Все делалось машинально, тупо, и голова работала лишь в одном направлении. Ни на минуту это чувство подавленности, гнета, жути не покидало обывателя. Даже когда пойдешь в гости к своим людям, говорила нам Е. Р, не было минуты забвения. Говоришь, пьешь чай, слушаешь, даже смеешься, а чувство подавленности, душевного гнета, не оторвать от этого внутреннего состояния. Это было какое-то раздвоение личности. То, что происходило в душе, внутри самого себя, не гармонировало с внешними проявлениями жизни. Это что-то такое, с чем нельзя жить, что нельзя забыть, от чего нельзя отрешиться, что ноет, не отпуская ни на минуту.
Так говорила нам Екатерина Романовна Щелкановцева. И это то, что испытывал каждый из нас и с чем нельзя было примириться. Это то состояние, при котором отошли все высшие интересы и даже ослабли физиологические функции. Мы не могли отвлечься ни чтением, ни работой, ни мелочами повседневной жизни. Мы боялись даже громкого звука рояля и играли вполголоса. Мы вечно ждали чего-то ужасного, неотвратимого, неизбежного, что должно произойти независимо от человеческой воли.
Массовые расстрелы, о которых сообщалось в «Известиях» и о которых становилось известно окольными путями, вызывали спазматическое состояние горла. Мы всегда это испытывали, когда читали газету. После этого нельзя было уравновесить своего душевного состояния и найти удовлетворение в повседневных мелочах жизни. Хотелось уйти, запереться, но вся квартира была наполнена чужими людьми, на глазах которых проходила жизнь обывателя.
Люди жили коммуной. Нельзя было обнаруживать свое моральное состояние этим чужим людям. Нужно было держать себя, точно ничего не случилось, точно ничего не знаешь. Как диссонанс в этой атмосфере ужаса и насильственной смерти, иногда на улице появлялась похоронная процессия со священником в облачении, с хоругвями, с катафалком и шествующими за гробом родными. Тихо, спокойно, но скромно, без хора, двигалось шествие по улицам красного города, и люди завидовали тому, кто умер своей смертью и кого провожали родные на вечный покой. Покойник имел ордер - разрешение на христианские похороны. Он был счастливее других.
Ни с чем не сравнимое состояние было тех, кто скрывался и кого искали. Мой брат Н. В. (в Киеве) был на заседании в тот момент, когда к нему на квартиру явился с деревенскими хлопцами Николай Волохонский (солдат-большевик из д. В. Александровки), чтобы арестовать и убить его. Н. В. предупредили, и он долго скрывался по чужим квартирам. Потом нам стало известно, что Волохонский раскаивался и говорил, что он был введен в заблуждение в отношении личности моего брата.

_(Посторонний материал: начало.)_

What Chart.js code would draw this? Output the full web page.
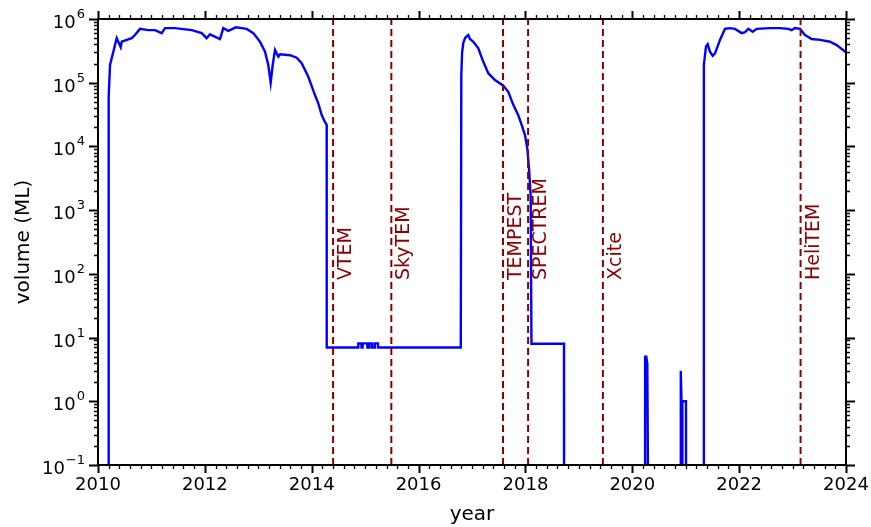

Многие изменяли свою внешность, запуская или, наоборот, уничтожая усы, бороду. Мы знали, что М. Н. Малахов сбрил усы и бороду. Я встретил как-то глуховского исправника Коношевича в крестьянском кожухе с длинной, густой бородой. Своей полной, дородной комплекцией он напоминал скорее извозчика, чем буржуя. Мы обменялись приветствием и, пользуясь минутой, когда на улице никого не было, выразили взаимно удовлетворение и удивление, что мы еще живы. Я знал, что Н. В. Котляревский скрывался под чужой фамилией в больнице общины Красного Креста и выдержал испытание, когда в этой больнице чекисты разыскивали, но не узнали его.